InferF: Declarative Factorization of AI/ML Inferences over Joins
Kanchan Chowdhury, Lixi Zhou, Lulu Xie, Xinwei Fu, Jia Zou
TL;DR
InferF formalizes and solves the end-to-end optimization problem of factorizing AI/ML inferences over multi-way joins. It introduces a declarative intermediate representation for arbitrary inference workflows, proves NP-hardness of the push-down planning task, and provides two model-driven optimizers (genetic and greedy) to navigate the exponential search space. Implemented on Velox, InferF achieves up to 11.3x speedups over the best Velox baseline and up to 18.7x over other in-DB ML systems, while offering insights into when factorization yields benefits. The work demonstrates that decoupling join-order optimization from factorization and enabling group push-down with aggregation can substantially reduce both CPU and I/O costs in complex, UDF-heavy inference workloads over relational joins.
Abstract
Real-world AI/ML workflows often apply inference computations to feature vectors joined from multiple datasets. To avoid the redundant AI/ML computations caused by repeated data records in the join's output, factorized ML has been proposed to decompose ML computations into sub-computations to be executed on each normalized dataset.
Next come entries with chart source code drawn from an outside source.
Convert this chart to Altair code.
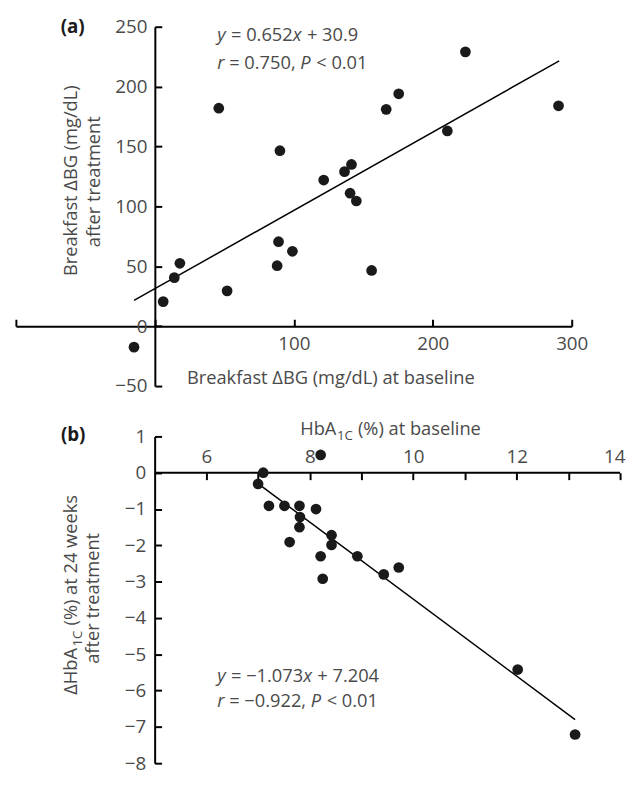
import altair as alt
import pandas as pd

# ---------------- data ----------------
# (a) breakfast delta BG: baseline vs after treatment (mg/dL)
a_base = [-15, 6, 14, 18, 52, 88, 89, 99, 46, 90, 121.5, 136.5, 141.5,
          140.5, 145, 156, 166.5, 175.5, 210.5, 223.5, 290.5]
a_after = [-17.5, 20.5, 40.5, 52.5, 29.5, 50.5, 70.5, 62.5, 182, 146.5, 122,
           129, 135, 111, 104.5, 46.5, 181, 194, 163, 229, 184]
a_fit_x = [-15, 291]
a_fit_y = [21.5, 221.5]

# (b) HbA1c at baseline vs change at 24 weeks (%)
b_base = [7.10, 7.00, 7.21, 7.51, 7.80, 7.81, 7.80, 7.61, 8.12, 8.21, 8.42,
          8.42, 8.21, 8.92, 9.43, 9.72, 8.25, 12.02, 13.13]
b_delta = [0.0, -0.31, -0.91, -0.91, -0.91, -1.22, -1.50, -1.91, -1.0, 0.49,
           -1.72, -1.99, -2.30, -2.30, -2.80, -2.61, -2.92, -5.42, -7.21]
b_fit_x = [7.0, 13.13]
b_fit_y = [-0.30, -6.80]

# axis tick values / labels
a_y_values = [-50, 0, 50, 100, 150, 200, 250]
a_x_labels = [100, 200, 300]
a_x_ticks = [-100, 0, 100, 200, 300]
b_y_values = [-8, -7, -6, -5, -4, -3, -2, -1, 0, 1]
b_x_labels = [6, 8, 10, 12, 14]
b_x_ticks = [6, 7, 8, 9, 10, 11, 12, 13, 14]
b_x_axis_span = [5, 14]

# ---------------- styling / geometry ----------------
FONT = "Open Sans"
GRAY = "#4a4a4a"
INK = "#1a1a1a"
FS = 18.5
LFS = 19
SUB = 13.5

A_W, A_H = 563, 364
A_XD, A_YD = [-100, 300], [-50, 250]
B_W, B_H = 612, 331
B_XD, B_YD = [2.317, 14], [-8, 1]
GAP = 51
A_LEFT, A_TOP = 16, 22
B_LEFT, B_TOP = 16, A_TOP + A_H + GAP
CANVAS_W, CANVAS_H = 627, 767

# reference-picture pixel positions of annotations are mapped into data units
REF_A_TOP, REF_A_H = 25, 364
REF_B_TOP, REF_B_H = 442, 339


def a_at(px, py):
    fy = (py - REF_A_TOP) / REF_A_H
    return (A_XD[0] + (px - A_LEFT) * (A_XD[1] - A_XD[0]) / A_W,
            A_YD[1] - fy * (A_YD[1] - A_YD[0]))


def b_at(px, py):
    fy = (py - REF_B_TOP) / REF_B_H
    return (B_XD[0] + (px - B_LEFT) * (B_XD[1] - B_XD[0]) / B_W,
            B_YD[1] - fy * (B_YD[1] - B_YD[0]))


xs_a = alt.Scale(domain=A_XD, nice=False, zero=False)
ys_a = alt.Scale(domain=A_YD, nice=False, zero=False)
xs_b = alt.Scale(domain=B_XD, nice=False, zero=False)
ys_b = alt.Scale(domain=B_YD, nice=False, zero=False)


def lab_axis(orient, offset, values, pad, **kw):
    opts = dict(orient=orient, offset=offset, values=values, ticks=False,
                tickSize=0, domain=False, labelPadding=pad, labelFont=FONT,
                labelFontSize=LFS, labelColor=GRAY, grid=False, title=None,
                labelFlush=False, labelOverlap=False)
    opts.update(kw)
    return alt.Axis(**opts)


def tick_axis(orient, offset, values, domain=True):
    return alt.Axis(orient=orient, offset=offset, values=values, ticks=True,
                    tickSize=7, tickWidth=2, tickColor="black", labels=False,
                    domain=domain, domainWidth=2, domainColor="black",
                    grid=False, title=None)


def text_layer(xs, ys, x, y, text, **kw):
    props = dict(font=FONT, fontSize=FS, color=GRAY, align="left",
                 baseline="middle")
    props.update(kw)
    df = pd.DataFrame({"x": [x], "y": [y], "t": [text]})
    return alt.Chart(df).mark_text(**props).encode(
        x=alt.X("x:Q", scale=xs, axis=None),
        y=alt.Y("y:Q", scale=ys, axis=None),
        text="t:N")


REG = {c: 0.572 for c in "0123456789=+<−"}
REG.update({".": 0.266, ",": 0.25, " ": 0.26})
ITA = {"y": 0.49, "x": 0.51, "r": 0.39, "P": 0.61}


def seg_width(s, ital):
    table = ITA if ital else REG
    return sum(table.get(c, 0.57) for c in s)


def equation(xs, ys, x, y, segs, size=FS):
    layers = []
    off = 0.0
    for s, ital, gap in segs:
        layers.append(text_layer(xs, ys, x, y, s, fontSize=size, dx=off * size,
                                 fontStyle="italic" if ital else "normal"))
        off += seg_width(s, ital) + gap
    return layers


# ---------------- panel (a) ----------------
a_x0 = A_W * (0 - A_XD[0]) / (A_XD[1] - A_XD[0])
a_y0 = A_H * (0 - A_YD[0]) / (A_YD[1] - A_YD[0])

df_a = pd.DataFrame({"x": a_base, "y": a_after})
df_a_fit = pd.DataFrame({"x": a_fit_x, "y": a_fit_y})

a_fit = alt.Chart(df_a_fit).mark_line(color="black", strokeWidth=1.5).encode(
    x=alt.X("x:Q", scale=xs_a, axis=tick_axis("top", -(A_H - a_y0), a_x_ticks)),
    y=alt.Y("y:Q", scale=ys_a, axis=tick_axis("right", -(A_W - a_x0), a_y_values)))
a_pts = alt.Chart(df_a).mark_circle(size=118, color=INK, opacity=1).encode(
    x=alt.X("x:Q", scale=xs_a, axis=lab_axis("bottom", -a_y0, a_x_labels, 9)),
    y=alt.Y("y:Q", scale=ys_a, axis=lab_axis("left", -a_x0, a_y_values, 8)))

a_texts = []
a_texts.append(text_layer(xs_a, ys_a, *a_at(73.5, 25), "(a)", align="center",
                          fontWeight="bold", fontSize=19, color=INK))
a_texts += equation(xs_a, ys_a, *a_at(220, 33),
                    [("y", 1, 0.26), ("= 0.652", 0, 0), ("x", 1, 0.26), ("+ 30.9", 0, 0)])
a_texts += equation(xs_a, ys_a, *a_at(220, 62),
                    [("r", 1, 0.26), ("= 0.750,", 0, 0.26), ("P", 1, 0.26), ("< 0.01", 0, 0)])
a_texts.append(text_layer(xs_a, ys_a, *a_at(335, 381),
                          "Breakfast ΔBG (mg/dL) at baseline", align="center"))
a_texts.append(text_layer(xs_a, ys_a, *a_at(78, 181), "Breakfast ΔBG (mg/dL)",
                          angle=270, align="center", baseline="alphabetic"))
a_texts.append(text_layer(xs_a, ys_a, *a_at(101, 182), "after treatment",
                          angle=270, align="center", baseline="alphabetic"))

panel_a = alt.layer(a_fit, a_pts, *a_texts).resolve_axis(
    x="independent", y="independent").properties(width=A_W, height=A_H)

# ---------------- panel (b) ----------------
b_x5 = B_W * (5 - B_XD[0]) / (B_XD[1] - B_XD[0])
b_y0 = B_H * (B_YD[1] - 0) / (B_YD[1] - B_YD[0])

df_b = pd.DataFrame({"x": b_base, "y": b_delta})
df_b_fit = pd.DataFrame({"x": b_fit_x, "y": b_fit_y})
df_b_axis = pd.DataFrame({"x": [b_x_axis_span[0]], "x2": [b_x_axis_span[1]], "y": [0]})

b_axisline = alt.Chart(df_b_axis).mark_rule(color="black", strokeWidth=2).encode(
    x=alt.X("x:Q", scale=xs_b, axis=None), x2="x2:Q",
    y=alt.Y("y:Q", scale=ys_b, axis=None))
b_fit = alt.Chart(df_b_fit).mark_line(color="black", strokeWidth=1.5).encode(
    x=alt.X("x:Q", scale=xs_b, axis=tick_axis("bottom", -(B_H - b_y0), b_x_ticks, domain=False)),
    y=alt.Y("y:Q", scale=ys_b, axis=tick_axis("right", -(B_W - b_x5), b_y_values)))
b_pts = alt.Chart(df_b).mark_circle(size=118, color=INK, opacity=1).encode(
    x=alt.X("x:Q", scale=xs_b, axis=lab_axis("top", -b_y0, b_x_labels, 6,
                                             labelFlush=True, labelFlushOffset=5)),
    y=alt.Y("y:Q", scale=ys_b, axis=lab_axis("left", -b_x5, b_y_values, 9)))

b_texts = []
b_texts.append(text_layer(xs_b, ys_b, *b_at(74, 441), "(b)", align="center",
                          fontWeight="bold", fontSize=19, color=INK))
# x title with subscript
hx, hy = b_at(304, 441)
w_hba = (0.738 + 0.613 + 0.633) * FS
w_sub = (0.572 + 0.631) * SUB
b_texts.append(text_layer(xs_b, ys_b, hx, hy, "HbA", baseline="alphabetic"))
b_texts.append(text_layer(xs_b, ys_b, hx, hy, "1C", baseline="alphabetic",
                          fontSize=SUB, dx=w_hba + 0.5, dy=5))
b_texts.append(text_layer(xs_b, ys_b, hx, hy, "(%) at baseline", baseline="alphabetic",
                          dx=w_hba + w_sub + 0.3 * FS))
# y title (rotated) with subscript
vx, vy = b_at(78, 710)
w_dhba = (0.63 + 0.738 + 0.613 + 0.633) * FS
b_texts.append(text_layer(xs_b, ys_b, vx, vy, "ΔHbA", angle=270, baseline="alphabetic"))
b_texts.append(text_layer(xs_b, ys_b, vx, vy, "1C", angle=270, baseline="alphabetic",
                          fontSize=SUB, dx=w_dhba + 0.5, dy=5))
b_texts.append(text_layer(xs_b, ys_b, vx, vy, "(%) at 24 weeks", angle=270,
                          baseline="alphabetic", dx=w_dhba + w_sub + 0.3 * FS))
b_texts.append(text_layer(xs_b, ys_b, *b_at(100, 610), "after treatment",
                          angle=270, align="center", baseline="alphabetic"))
# equations
b_texts += equation(xs_b, ys_b, *b_at(220, 691),
                    [("y", 1, 0.26), ("= −1.073", 0, 0), ("x", 1, 0.26), ("+ 7.204", 0, 0)])
b_texts += equation(xs_b, ys_b, *b_at(220, 717),
                    [("r", 1, 0.26), ("= −0.922,", 0, 0.26), ("P", 1, 0.26), ("< 0.01", 0, 0)])

panel_b = alt.layer(b_axisline, b_fit, b_pts, *b_texts).resolve_axis(
    x="independent", y="independent").properties(width=B_W, height=B_H)

# fixed-size canvas whose origin sits on panel (a)'s plot corner
pad_left, pad_top = A_LEFT - 8, A_TOP - 8
chart = alt.vconcat(panel_a, panel_b, spacing=GAP, bounds="flush").properties(
    autosize=alt.AutoSizeParams(type="none"),
    padding={"left": pad_left, "top": pad_top,
             "right": CANVAS_W - pad_left, "bottom": CANVAS_H - pad_top},
    background="white",
).configure_view(stroke=None)

chart.save("out.html", embed_options={"renderer": "svg", "actions": False})
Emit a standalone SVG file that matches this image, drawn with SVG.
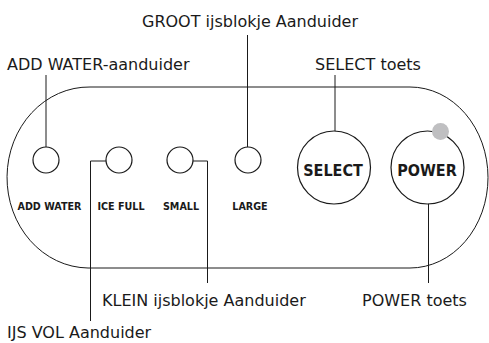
<svg xmlns="http://www.w3.org/2000/svg" width="489" height="343" viewBox="0 0 489 343">
<style>
.ln{fill:none;stroke:#1a1a1a;stroke-width:1}
.ind{fill:#fff;stroke:#1a1a1a;stroke-width:1.2}
.lbl{font-family:"DejaVu Sans",Verdana,sans-serif;font-size:16px;fill:#1a1a1a}
.sm{font-family:"DejaVu Sans",Verdana,sans-serif;font-size:9.6px;font-weight:bold;fill:#1a1a1a;text-anchor:middle}
.big{font-family:"DejaVu Sans Condensed","DejaVu Sans",sans-serif;font-size:16px;font-weight:bold;fill:#1a1a1a;text-anchor:middle}
</style>
<rect width="489" height="343" fill="#fff"/>
<g id="panel">
<path class="ln" d="M90,87 L410,87 A78,90.5 0 0 1 410,268 L88,268 A82,90.5 0 0 1 90,87 Z"/>
</g>
<g id="connectors">
<line class="ln" x1="46" y1="75" x2="46" y2="147"/>
<line class="ln" x1="247.5" y1="35" x2="247.5" y2="157"/>
<line class="ln" x1="335" y1="75" x2="335" y2="140"/>
<polyline class="ln" points="116,161 90.5,161 90.5,321"/>
<polyline class="ln" points="181.5,161 207.5,161 207.5,283"/>
<line class="ln" x1="428.5" y1="194" x2="428.5" y2="283"/>
</g>
<g id="add-water">
<circle class="ind" cx="46" cy="160" r="13"/>
<text class="sm" x="49.5" y="210">ADD WATER</text>
</g>
<g id="ice-full">
<circle class="ind" cx="119" cy="160" r="13"/>
<text class="sm" x="121" y="210">ICE FULL</text>
</g>
<g id="small">
<circle class="ind" cx="180" cy="160" r="13"/>
<text class="sm" x="181" y="210">SMALL</text>
</g>
<g id="large">
<circle class="ind" cx="248" cy="160" r="13"/>
<text class="sm" x="250" y="210">LARGE</text>
</g>
<g id="select">
<circle class="ind" cx="334" cy="167.5" r="36.5"/>
<text class="big" x="333" y="176">SELECT</text>
</g>
<g id="power">
<circle class="ind" cx="427.5" cy="167.5" r="36.5"/>
<circle cx="440.5" cy="131.5" r="8.5" fill="#bfbfc1"/>
<text class="big" x="427" y="176">POWER</text>
</g>
<g id="labels">
<text class="lbl" x="250" y="27" text-anchor="middle">GROOT ijsblokje Aanduider</text>
<text class="lbl" x="7" y="70">ADD WATER-aanduider</text>
<text class="lbl" x="368" y="70" text-anchor="middle">SELECT toets</text>
<text class="lbl" x="102" y="306">KLEIN ijsblokje Aanduider</text>
<text class="lbl" x="414.5" y="306" text-anchor="middle">POWER toets</text>
<text class="lbl" x="7" y="338">IJS VOL Aanduider</text>
</g>
</svg>
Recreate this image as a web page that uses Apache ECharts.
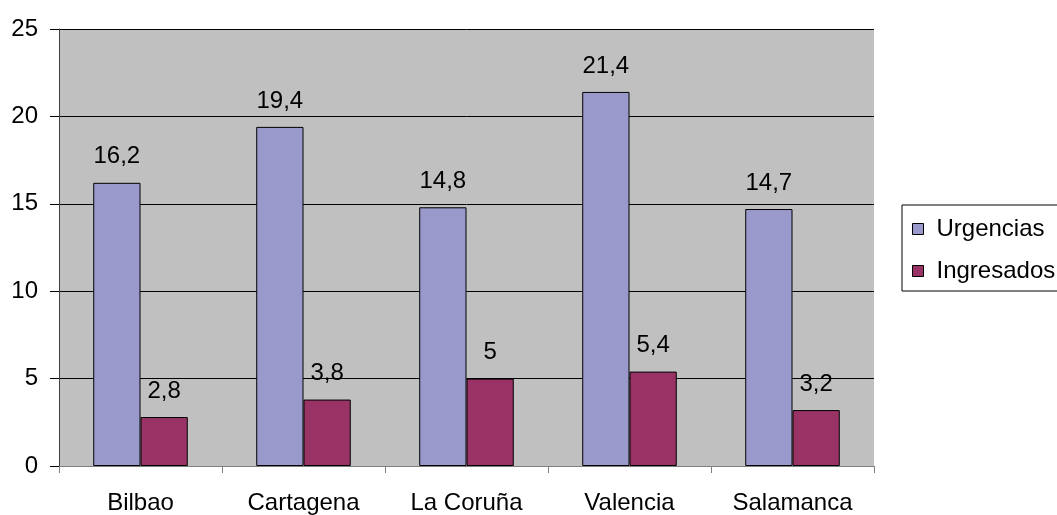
<!DOCTYPE html>
<html><head><meta charset="utf-8">
<script src="https://cdn.jsdelivr.net/npm/echarts@6/dist/echarts.min.js"></script>
<style>html,body{margin:0;padding:0;background:#fff}#c{width:1057px;height:515px}</style>
</head><body><div id="c"></div>
<script>
const categories = ['Bilbao','Cartagena','La Coruña','Valencia','Salamanca'];
const urgencias = [16.2, 19.4, 14.8, 21.4, 14.7];
const ingresados = [2.8, 3.8, 5, 5.4, 3.2];
const yTicks = {min: 0, max: 25, interval: 5};
const fmt = v => String(v).replace('.', ',');
const chart = echarts.init(document.getElementById('c'));
const font = 'Liberation Sans, Arial, sans-serif';
chart.setOption({
  animation: false,
  textStyle: {fontFamily: font},
  grid: {left: 59, top: 29, width: 815, height: 438, backgroundColor: '#C0C0C0', show: true, borderWidth: 0},
  legend: {
    left: 902, top: 205, orient: 'vertical', itemWidth: 11, itemHeight: 11, itemGap: 18,
    borderColor: '#000', borderWidth: 1, padding: [12, 40, 8, 10],
    textStyle: {fontSize: 24, color: '#000', fontFamily: font, padding: [0, 0, 0, 8]},
    icon: 'rect',
    itemStyle: {borderColor: '#000', borderWidth: 1},
    data: ['Urgencias','Ingresados']
  },
  xAxis: {
    type: 'category', data: categories,
    axisLine: {lineStyle: {color: '#808080', width: 1}},
    axisTick: {show: true, length: 7, lineStyle: {color: '#808080'}},
    axisLabel: {fontSize: 24, color: '#000', margin: 25, fontFamily: font}
  },
  yAxis: {
    type: 'value', min: yTicks.min, max: yTicks.max, interval: yTicks.interval,
    axisLine: {show: true, lineStyle: {color: '#404040', width: 1}},
    axisTick: {show: true, length: 9, lineStyle: {color: '#000'}},
    splitLine: {lineStyle: {color: '#000', width: 1}},
    axisLabel: {fontSize: 24, color: '#000', margin: 21, fontFamily: font}
  },
  series: [
    {name: 'Urgencias', type: 'bar', data: urgencias, barGap: '0%', barCategoryGap: '42%',
     itemStyle: {color: '#9999CC', borderColor: '#000', borderWidth: 1},
     label: {show: true, position: 'top', distance: 14, fontSize: 24, color: '#000', formatter: p => fmt(p.value), fontFamily: font}},
    {name: 'Ingresados', type: 'bar', data: ingresados,
     itemStyle: {color: '#993366', borderColor: '#000', borderWidth: 1},
     label: {show: true, position: 'top', distance: 14, fontSize: 24, color: '#000', formatter: p => fmt(p.value), fontFamily: font}}
  ]
});
</script></body></html>
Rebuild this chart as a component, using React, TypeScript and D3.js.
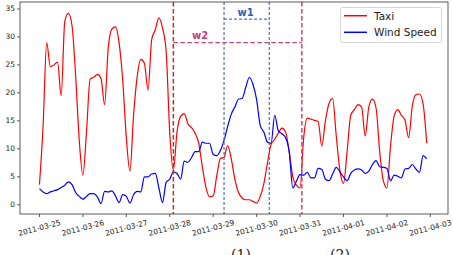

However, there is insufficient discussion on how factorized ML could impact AI/ML inference over multi-way joins. To address the limitations, we propose a novel declarative InferF system, focusing on the factorization of arbitrary inference workflows represented as analyzable expressions over the multi-way joins. We formalize our problem to flexibly push down partial factorized computations to qualified nodes in the join tree to minimize the overall inference computation and join costs and propose two algorithms to resolve the problem: (1) a greedy algorithm based on a per-node cost function that estimates the influence on overall latency if a subset of factorized computations is pushed to a node, and (2) a genetic algorithm for iteratively enumerating and evaluating promising factorization plans. We implement InferF on Velox, an open-sourced database engine from Meta, evaluate it on real-world datasets, observed up to 11.3x speedups, and systematically summarized the factors that determine when factorized ML can benefit AI/ML inference workflows.